§ AIM: Copy the records below exactly, leaving out every picture.
....................
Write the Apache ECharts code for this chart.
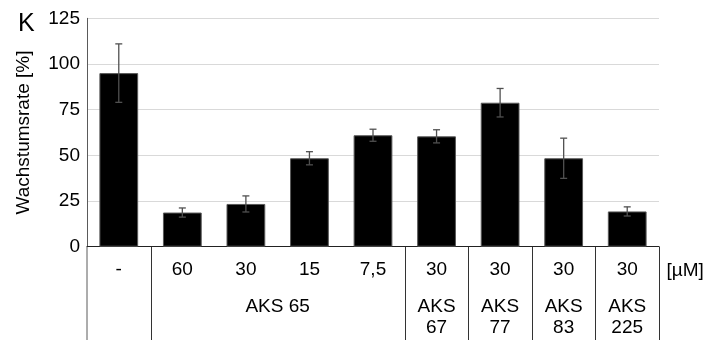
<!DOCTYPE html>
<html><head><meta charset="utf-8">
<script src="https://cdn.jsdelivr.net/npm/echarts@6/dist/echarts.min.js"></script>
<style>html,body{margin:0;padding:0;background:#fff}#c{width:705px;height:340px}</style>
</head><body><div id="c"></div>
<script>
const categories = ['-', '60', '30', '15', '7,5', '30', '30', '30', '30'];
const values = [95, 18.7, 23.4, 48.4, 61, 60.4, 78.8, 48.4, 19.3];
const sd = [16, 2.5, 4.4, 3.6, 3.3, 3.6, 7.8, 11, 2.5];
const groupLabels = ['', 'AKS 65', 'AKS\n67', 'AKS\n77', 'AKS\n83', 'AKS\n225'];
const groupStart = [0, 1, 5, 6, 7, 8];
const groupEnd = [0, 4, 5, 6, 7, 8];
const unitLabel = '[µM]';
const yAxisTitle = 'Wachstumsrate [%]';
const panelLetter = 'K';

const FONT = "'Liberation Sans', Arial, sans-serif";
const chart = echarts.init(document.getElementById('c'), null, {renderer: 'canvas'});

const errData = categories.map((c, i) => [i, values[i] + sd[i], values[i] - sd[i]]);

chart.setOption({
  animation: false,
  backgroundColor: '#fff',
  textStyle: {fontFamily: FONT},
  title: {text: panelLetter, left: 13, top: 7, textStyle: {fontSize: 25, fontWeight: 'normal', color: '#000', fontFamily: FONT}},
  grid: {left: 87, right: 46, top: 18.3, bottom: 93.3},
  xAxis: {
    type: 'category', data: categories,
    axisLine: {lineStyle: {color: '#222', width: 1}},
    axisTick: {show: false},
    axisLabel: {fontSize: 19, color: '#000', margin: 14, fontFamily: FONT, interval: 0}
  },
  yAxis: {
    type: 'value', min: 0, max: 125, interval: 25,
    name: yAxisTitle, nameLocation: 'middle', nameGap: 54,
    nameTextStyle: {fontSize: 19, color: '#000', fontFamily: FONT},
    axisLine: {show: true, lineStyle: {color: '#5a5a5a', width: 1}},
    axisTick: {show: false},
    axisLabel: {fontSize: 19, color: '#000', margin: 7, fontFamily: FONT},
    splitLine: {lineStyle: {color: '#d9d9d9', width: 1}}
  },
  series: [
    {type: 'bar', data: values, barWidth: '61%',
     itemStyle: {color: '#000', borderColor: '#595959', borderWidth: 1}},
    {type: 'custom', data: errData, encode: {x: 0, y: [1, 2]}, z: 5,
     renderItem: function (params, api) {
       const i = api.value(0);
       const hi = api.coord([i, api.value(1)]);
       const lo = api.coord([i, api.value(2)]);
       const w = 3.5;
       const st = {stroke: '#505050', lineWidth: 1.3};
       return {type: 'group', children: [
         {type: 'line', shape: {x1: hi[0], y1: hi[1], x2: lo[0], y2: lo[1]}, style: st},
         {type: 'line', shape: {x1: hi[0] - w, y1: hi[1], x2: hi[0] + w, y2: hi[1]}, style: st},
         {type: 'line', shape: {x1: lo[0] - w, y1: lo[1], x2: lo[0] + w, y2: lo[1]}, style: st}
       ]};
     }}
  ]
});

// table below the axis, positioned from the axis scale
const c0 = chart.convertToPixel({xAxisIndex: 0}, 0);
const c1 = chart.convertToPixel({xAxisIndex: 0}, 1);
const band = c1 - c0;
const y0 = chart.convertToPixel({yAxisIndex: 0}, 0);
const H = chart.getHeight();
const cx = i => chart.convertToPixel({xAxisIndex: 0}, i);
const elements = [];
const lineStyle = {stroke: '#333', lineWidth: 1};
elements.push({type: 'line', shape: {x1: cx(0) - band / 2, y1: y0, x2: cx(0) - band / 2, y2: H}, style: {stroke: '#5a5a5a', lineWidth: 1}});
groupStart.forEach((s, g) => {
  if (s > 0) {
    const x = Math.round(cx(s) - band / 2) + 0.5;
    elements.push({type: 'line', shape: {x1: x, y1: y0, x2: x, y2: H}, style: lineStyle});
  }
  const mid = (cx(s) + cx(groupEnd[g])) / 2;
  if (groupLabels[g]) {
    elements.push({type: 'text', x: mid, y: y0 + 50, style: {text: groupLabels[g], fontSize: 19, fontFamily: FONT, fill: '#000', align: 'center', verticalAlign: 'top', lineHeight: 21}});
  }
});
const xr = Math.round(cx(categories.length - 1) + band / 2) + 0.5;
elements.push({type: 'line', shape: {x1: xr, y1: y0, x2: xr, y2: H}, style: lineStyle});
elements.push({type: 'text', x: xr + 7, y: y0 + 24, style: {text: unitLabel, fontSize: 19, fontFamily: FONT, fill: '#000', align: 'left', verticalAlign: 'middle'}});
chart.setOption({graphic: elements});
</script>
</body></html>
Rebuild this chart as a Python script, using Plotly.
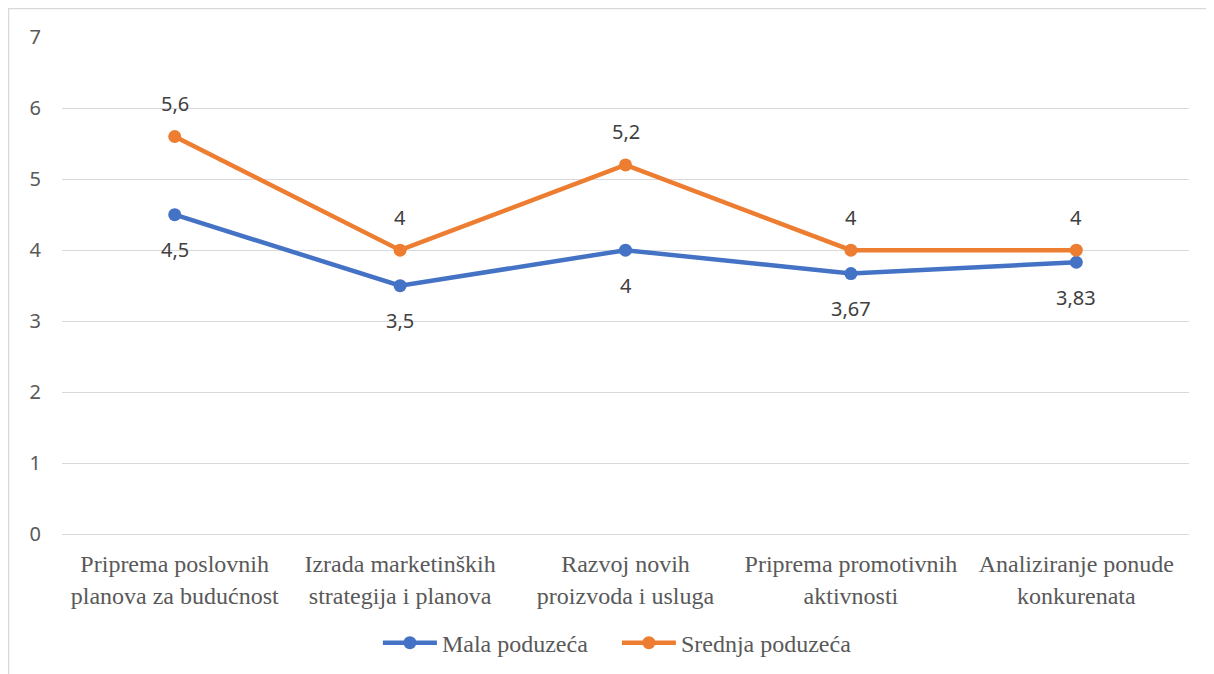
import plotly.graph_objects as go

categories = [
    "Priprema poslovnih<br>planova za budućnost",
    "Izrada marketinških<br>strategija i planova",
    "Razvoj novih<br>proizvoda i usluga",
    "Priprema promotivnih<br>aktivnosti",
    "Analiziranje ponude<br>konkurenata",
]
mala = [4.5, 3.5, 4, 3.67, 3.83]
srednja = [5.6, 4, 5.2, 4, 4]
series_names = ["Mala poduzeća", "Srednja poduzeća"]
colors = ["#4472C4", "#ED7D31"]
y_ticks = [0, 1, 2, 3, 4, 5, 6, 7]


def fmt(v):
    s = ("%g" % v)
    return s.replace(".", ",")


fig = go.Figure()
for name, vals, col in zip(series_names, [mala, srednja], colors):
    fig.add_trace(go.Scatter(
        x=categories, y=vals, name=name, mode="lines+markers",
        line=dict(color=col, width=4.5),
        marker=dict(color=col, size=13),
    ))

annotations = []
for vals, shift in [(mala, -35), (srednja, 33)]:
    for c, v in zip(categories, vals):
        annotations.append(dict(
            x=c, y=v, text=fmt(v), showarrow=False, yshift=shift,
            font=dict(family="Noto Sans, sans-serif", size=20, color="#404040"),
        ))

# page body has an 8px margin, so figure is offset by (8, 8)
fig.update_layout(
    width=1206, height=666,
    margin=dict(l=54, r=24.5, t=29, b=138),
    paper_bgcolor="white", plot_bgcolor="white",
    showlegend=True,
    legend=dict(
        orientation="h", x=0.2803, xanchor="left",
        yref="container", y=0.0465, yanchor="middle",
        font=dict(family="Liberation Serif, serif", size=24, color="#595959"),
        itemwidth=54, entrywidth=170, entrywidthmode="pixels",
    ),
    annotations=annotations,
    shapes=[dict(
        type="rect", xref="paper", yref="paper",
        x0=-0.04745, x1=1.2, y0=-0.6, y1=1.0571,
        line=dict(color="#d9d9d9", width=1.5), layer="below",
    )],
)
fig.update_xaxes(
    showgrid=False, showline=True, linecolor="#d9d9d9", linewidth=1.3,
    zeroline=False, ticks="",
    tickfont=dict(family="Liberation Serif, serif", size=24, color="#595959"),
    ticklabelstandoff=8,
    range=[-0.5, 4.5],
)
fig.update_yaxes(
    range=[0, 7], tickvals=y_ticks, showgrid=True, gridcolor="#d9d9d9", gridwidth=1.3,
    zeroline=False, showline=False, ticks="",
    tickfont=dict(family="Noto Sans, sans-serif", size=20, color="#595959"),
    ticklabelstandoff=20,
)

fig.write_html("out.html")
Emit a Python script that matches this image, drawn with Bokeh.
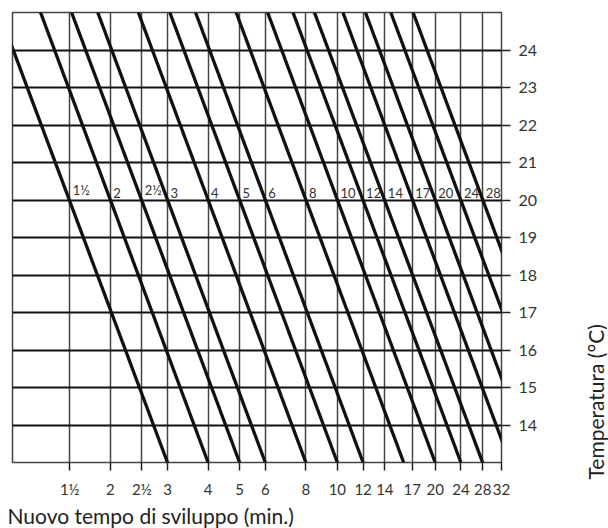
....................
§ RESULT:
Write the Apache ECharts code for this chart.
<!DOCTYPE html>
<html><head><meta charset="utf-8">
<script src="https://cdn.jsdelivr.net/npm/echarts@6/dist/echarts.min.js"></script>
<style>html,body{margin:0;padding:0;background:#fff}#c{width:705px;height:340px}</style>
</head><body><div id="c"></div>
<script>
const categories = ['-', '60', '30', '15', '7,5', '30', '30', '30', '30'];
const values = [95, 18.7, 23.4, 48.4, 61, 60.4, 78.8, 48.4, 19.3];
const sd = [16, 2.5, 4.4, 3.6, 3.3, 3.6, 7.8, 11, 2.5];
const groupLabels = ['', 'AKS 65', 'AKS\n67', 'AKS\n77', 'AKS\n83', 'AKS\n225'];
const groupStart = [0, 1, 5, 6, 7, 8];
const groupEnd = [0, 4, 5, 6, 7, 8];
const unitLabel = '[µM]';
const yAxisTitle = 'Wachstumsrate [%]';
const panelLetter = 'K';

const FONT = "'Liberation Sans', Arial, sans-serif";
const chart = echarts.init(document.getElementById('c'), null, {renderer: 'canvas'});

const errData = categories.map((c, i) => [i, values[i] + sd[i], values[i] - sd[i]]);

chart.setOption({
  animation: false,
  backgroundColor: '#fff',
  textStyle: {fontFamily: FONT},
  title: {text: panelLetter, left: 13, top: 7, textStyle: {fontSize: 25, fontWeight: 'normal', color: '#000', fontFamily: FONT}},
  grid: {left: 87, right: 46, top: 18.3, bottom: 93.3},
  xAxis: {
    type: 'category', data: categories,
    axisLine: {lineStyle: {color: '#222', width: 1}},
    axisTick: {show: false},
    axisLabel: {fontSize: 19, color: '#000', margin: 14, fontFamily: FONT, interval: 0}
  },
  yAxis: {
    type: 'value', min: 0, max: 125, interval: 25,
    name: yAxisTitle, nameLocation: 'middle', nameGap: 54,
    nameTextStyle: {fontSize: 19, color: '#000', fontFamily: FONT},
    axisLine: {show: true, lineStyle: {color: '#5a5a5a', width: 1}},
    axisTick: {show: false},
    axisLabel: {fontSize: 19, color: '#000', margin: 7, fontFamily: FONT},
    splitLine: {lineStyle: {color: '#d9d9d9', width: 1}}
  },
  series: [
    {type: 'bar', data: values, barWidth: '61%',
     itemStyle: {color: '#000', borderColor: '#595959', borderWidth: 1}},
    {type: 'custom', data: errData, encode: {x: 0, y: [1, 2]}, z: 5,
     renderItem: function (params, api) {
       const i = api.value(0);
       const hi = api.coord([i, api.value(1)]);
       const lo = api.coord([i, api.value(2)]);
       const w = 3.5;
       const st = {stroke: '#505050', lineWidth: 1.3};
       return {type: 'group', children: [
         {type: 'line', shape: {x1: hi[0], y1: hi[1], x2: lo[0], y2: lo[1]}, style: st},
         {type: 'line', shape: {x1: hi[0] - w, y1: hi[1], x2: hi[0] + w, y2: hi[1]}, style: st},
         {type: 'line', shape: {x1: lo[0] - w, y1: lo[1], x2: lo[0] + w, y2: lo[1]}, style: st}
       ]};
     }}
  ]
});

// table below the axis, positioned from the axis scale
const c0 = chart.convertToPixel({xAxisIndex: 0}, 0);
const c1 = chart.convertToPixel({xAxisIndex: 0}, 1);
const band = c1 - c0;
const y0 = chart.convertToPixel({yAxisIndex: 0}, 0);
const H = chart.getHeight();
const cx = i => chart.convertToPixel({xAxisIndex: 0}, i);
const elements = [];
const lineStyle = {stroke: '#333', lineWidth: 1};
elements.push({type: 'line', shape: {x1: cx(0) - band / 2, y1: y0, x2: cx(0) - band / 2, y2: H}, style: {stroke: '#5a5a5a', lineWidth: 1}});
groupStart.forEach((s, g) => {
  if (s > 0) {
    const x = Math.round(cx(s) - band / 2) + 0.5;
    elements.push({type: 'line', shape: {x1: x, y1: y0, x2: x, y2: H}, style: lineStyle});
  }
  const mid = (cx(s) + cx(groupEnd[g])) / 2;
  if (groupLabels[g]) {
    elements.push({type: 'text', x: mid, y: y0 + 50, style: {text: groupLabels[g], fontSize: 19, fontFamily: FONT, fill: '#000', align: 'center', verticalAlign: 'top', lineHeight: 21}});
  }
});
const xr = Math.round(cx(categories.length - 1) + band / 2) + 0.5;
elements.push({type: 'line', shape: {x1: xr, y1: y0, x2: xr, y2: H}, style: lineStyle});
elements.push({type: 'text', x: xr + 7, y: y0 + 24, style: {text: unitLabel, fontSize: 19, fontFamily: FONT, fill: '#000', align: 'left', verticalAlign: 'middle'}});
chart.setOption({graphic: elements});
</script>
</body></html>
Rebuild this chart as a Python script, using Plotly.
import plotly.graph_objects as go

categories = [
    "Priprema poslovnih<br>planova za budućnost",
    "Izrada marketinških<br>strategija i planova",
    "Razvoj novih<br>proizvoda i usluga",
    "Priprema promotivnih<br>aktivnosti",
    "Analiziranje ponude<br>konkurenata",
]
mala = [4.5, 3.5, 4, 3.67, 3.83]
srednja = [5.6, 4, 5.2, 4, 4]
series_names = ["Mala poduzeća", "Srednja poduzeća"]
colors = ["#4472C4", "#ED7D31"]
y_ticks = [0, 1, 2, 3, 4, 5, 6, 7]


def fmt(v):
    s = ("%g" % v)
    return s.replace(".", ",")


fig = go.Figure()
for name, vals, col in zip(series_names, [mala, srednja], colors):
    fig.add_trace(go.Scatter(
        x=categories, y=vals, name=name, mode="lines+markers",
        line=dict(color=col, width=4.5),
        marker=dict(color=col, size=13),
    ))

annotations = []
for vals, shift in [(mala, -35), (srednja, 33)]:
    for c, v in zip(categories, vals):
        annotations.append(dict(
            x=c, y=v, text=fmt(v), showarrow=False, yshift=shift,
            font=dict(family="Noto Sans, sans-serif", size=20, color="#404040"),
        ))

# page body has an 8px margin, so figure is offset by (8, 8)
fig.update_layout(
    width=1206, height=666,
    margin=dict(l=54, r=24.5, t=29, b=138),
    paper_bgcolor="white", plot_bgcolor="white",
    showlegend=True,
    legend=dict(
        orientation="h", x=0.2803, xanchor="left",
        yref="container", y=0.0465, yanchor="middle",
        font=dict(family="Liberation Serif, serif", size=24, color="#595959"),
        itemwidth=54, entrywidth=170, entrywidthmode="pixels",
    ),
    annotations=annotations,
    shapes=[dict(
        type="rect", xref="paper", yref="paper",
        x0=-0.04745, x1=1.2, y0=-0.6, y1=1.0571,
        line=dict(color="#d9d9d9", width=1.5), layer="below",
    )],
)
fig.update_xaxes(
    showgrid=False, showline=True, linecolor="#d9d9d9", linewidth=1.3,
    zeroline=False, ticks="",
    tickfont=dict(family="Liberation Serif, serif", size=24, color="#595959"),
    ticklabelstandoff=8,
    range=[-0.5, 4.5],
)
fig.update_yaxes(
    range=[0, 7], tickvals=y_ticks, showgrid=True, gridcolor="#d9d9d9", gridwidth=1.3,
    zeroline=False, showline=False, ticks="",
    tickfont=dict(family="Noto Sans, sans-serif", size=20, color="#595959"),
    ticklabelstandoff=20,
)

fig.write_html("out.html")
Emit a Python script that matches this image, drawn with Bokeh.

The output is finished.